I am extremely interested (I live on a boat which I built myself [also here in NL!] and I'm trying to make it zero emissions) but sadly I think the rotor diameter of 5 meters is a bit big for me to handle. The weight of 85kg is no problem at all, but the large rotors would be tough to fit on the boat. Would it work with significantly smaller blades (say 1.5m diameter?) and some gearing? The blades are a work of art, so if someone can use the whole thing they'd of course be a better candidate than me.

Alternately, I noticed you built a half scale alternator - if you're looking for something to do with it, I'd love to build a wind turbine around that :)


Hi Owen, the alternator is closely matched to the blades, shortening the blades would mean it would no longer work except in hurricanes :)

The half scale one was already donated to someone while I was still in Canada.


I'd love to hear more about your boat!


This is the same person whose story, "Restoring and MIDI-fying a Baby Grand Piano" made the front page of HN a couple weeks back:

https://news.ycombinator.com/item?id=23562784


What an inspiring piece of work -- I wish I had somewhere I could use it!

Brings back memories of so many hours poring over https://www.goodreads.com/book/show/431651.Mother_Earth_News... as a young teen...
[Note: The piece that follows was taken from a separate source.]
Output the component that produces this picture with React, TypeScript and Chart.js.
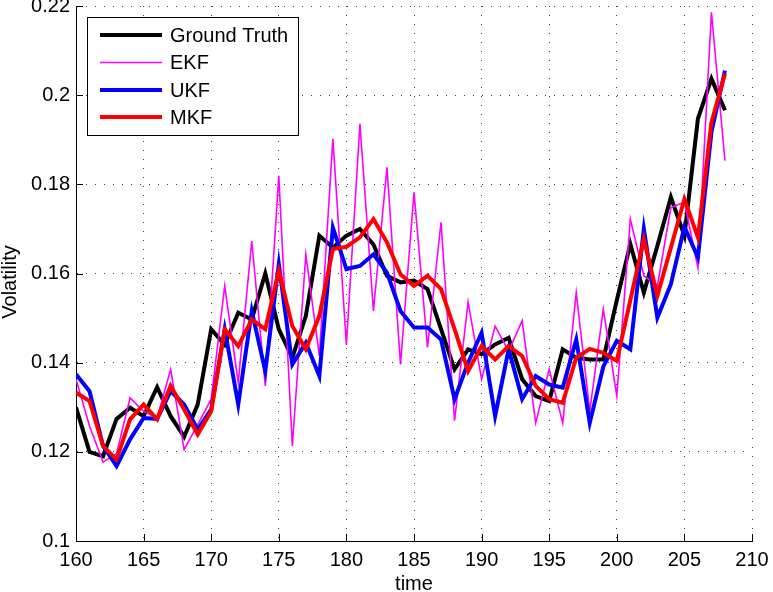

This was a wonderful project and I enjoyed reading your treatment both when you first published it and again now. A huge accomplishment.

Life is always changing and it is tricky letting go of precious things from the past so well done.
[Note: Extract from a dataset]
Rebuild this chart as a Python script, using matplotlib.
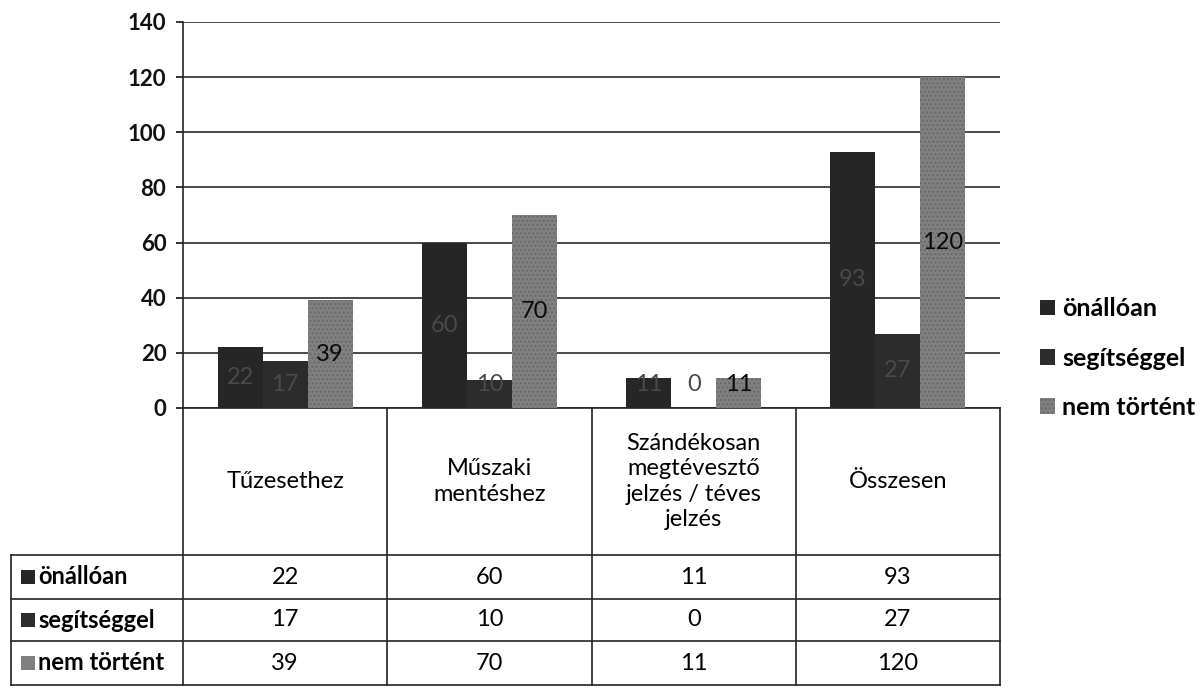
import numpy as np
import matplotlib.pyplot as plt

plt.rcParams['font.family'] = ['Lato', 'DejaVu Sans']

# adatok (a táblázatból leolvasva)
categories = ["Tűzesethez", "Műszaki\nmentéshez",
              "Szándékosan\nmegtévesztő\njelzés / téves\njelzés", "Összesen"]
series_names = ["önállóan", "segítséggel", "nem történt"]
onalloan = [22, 60, 11, 93]
segitseggel = [17, 10, 0, 27]
nem_tortent = [39, 70, 11, 120]
y_ticks = [0, 20, 40, 60, 80, 100, 120, 140]

series = [onalloan, segitseggel, nem_tortent]
colors = ["#262626", "#2c2c2c", "#808080"]
label_colors = ["#4a4a4a", "#4a4a4a", "#0a0a0a"]

FS = 17
W, H = 1204, 690
fig = plt.figure(figsize=(W / 100, H / 100), dpi=100)

# plot area in pixel coords of the scan
x0, x1 = 183, 1000
ytop, yzero = 22, 408
ax = fig.add_axes([x0 / W, 1 - yzero / H, (x1 - x0) / W, (yzero - ytop) / H])

x = np.arange(len(categories))
bw = 0.22
for i, vals in enumerate(series):
    b = ax.bar(x + (i - 1) * bw, vals, bw, color=colors[i], label=series_names[i],
               linewidth=0, zorder=3)
    if i == 2:
        for p in b:
            p.set_hatch('....')
            p.set_edgecolor('#686868')
    for xi, v in zip(x, vals):
        ax.text(xi + (i - 1) * bw, max(v / 2, 8.5), str(v), ha='center', va='center',
                fontsize=FS, color=label_colors[i], zorder=4)

ax.set_xlim(-0.5, len(categories) - 0.5)
ax.set_ylim(0, 140)
ax.set_yticks(y_ticks)
ax.set_yticklabels([str(t) for t in y_ticks], fontsize=16, fontweight='bold')
ax.set_xticks([])
ax.tick_params(axis='y', direction='out', length=5, width=1.2, pad=7, colors='#111111')
ax.yaxis.grid(True, color='#2a2a2a', linewidth=1.2, zorder=0)
ax.set_axisbelow(True)
for s in ['top', 'right', 'bottom']:
    ax.spines[s].set_visible(False)
ax.spines['left'].set_linewidth(1.2)
ax.spines['left'].set_color('#222222')

# adattábla az ábra alatt
trans = ax.get_xaxis_transform()
ppx = (yzero - ytop)
def fy(py):
    return (yzero - py) / ppx

row_lines = [555, 599, 641, 685]
unit = (x1 - x0) / len(categories)
x_left = -0.5 - (x0 - 11) / unit
lc = '#222222'
lw = 1.2
# függőleges vonalak
for k in range(len(categories) + 1):
    ax.plot([k - 0.5, k - 0.5], [0, fy(row_lines[-1])], color=lc, lw=lw,
            transform=trans, clip_on=False)
ax.plot([x_left, x_left], [fy(row_lines[0]), fy(row_lines[-1])], color=lc, lw=lw,
        transform=trans, clip_on=False)
ax.plot([-0.5, len(categories) - 0.5], [0, 0], color=lc, lw=lw,
        transform=trans, clip_on=False)
for ry in row_lines:
    ax.plot([x_left, len(categories) - 0.5], [fy(ry), fy(ry)], color=lc, lw=lw,
            transform=trans, clip_on=False)

# kategória fejléc
for xi, c in zip(x, categories):
    ax.text(xi, fy((yzero + row_lines[0]) / 2), c, ha='center', va='center',
            fontsize=FS, linespacing=1.25, transform=trans, clip_on=False)

# sorok
for r, (name, vals) in enumerate(zip(series_names, series)):
    yc = fy((row_lines[r] + row_lines[r + 1]) / 2)
    ax.scatter([-0.5 - (x0 - 28) / unit], [yc], marker='s', s=110, color=colors[r],
               transform=trans, clip_on=False, linewidths=0)
    ax.text(-0.5 - (x0 - 38) / unit, yc, name, ha='left', va='center', fontsize=17,
            fontweight='bold', transform=trans, clip_on=False)
    for xi, v in zip(x, vals):
        ax.text(xi, yc, str(v), ha='center', va='center', fontsize=FS,
                transform=trans, clip_on=False)

# jelmagyarázat
ax.legend(loc='center left', bbox_to_anchor=((1040 - x0) / (x1 - x0), fy(358)),
          frameon=False, prop={'weight': 'bold', 'size': 18},
          handlelength=0.6, handleheight=0.6, handletextpad=0.3, labelspacing=1.05,
          borderpad=0, borderaxespad=0)

fig.savefig('out.png', dpi=100)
It's very kind to be passing this on to another hacker here and I hope it finds an appreciative new home.


I don't live in the Netherlands but I just wanted to say that it's a very inspiring project and also that it is a great thing of you to do that you are giving it away to someone else.

Upvoted and hoping it finds a good home :)


Great project! The wooden blades were really cool to see. How noisy does it get?


Not so bad until it runs at 500 RPM+ or furls, then it will make noise loud enough to hear clearly, because it will run coarse. Normal conditions you won't hear it at all. Those blades are pretty good.


Thank you! I hope the person who takes you up on your offer documents the new installation. I really appreciated reading about your process.


Aaaand now I want to build a wooden wind turbine.


Check out 'otherpower', the fieldlines community is very helpful:

https://www.fieldlines.com/


Why not a 3D printed one?


It's just fun to build things by hand. Woodworking requires a lot more skills, so there's always something new to learn. It also seems slightly more realistic to me to build a 35-foot tall structure using wood rather than a 3D printer (but I don't know 3D printers that well!)


What kinds of grains have you milled with it? Is the mill included?


I'm sure if you hook up a three phase motor to a bunch of stones that it will be happy to mill you some grain. Or crush your ochre or gemstones, saw your wood, pump your water, pulp paper or any of the uses that the windmills of old in this country were put to.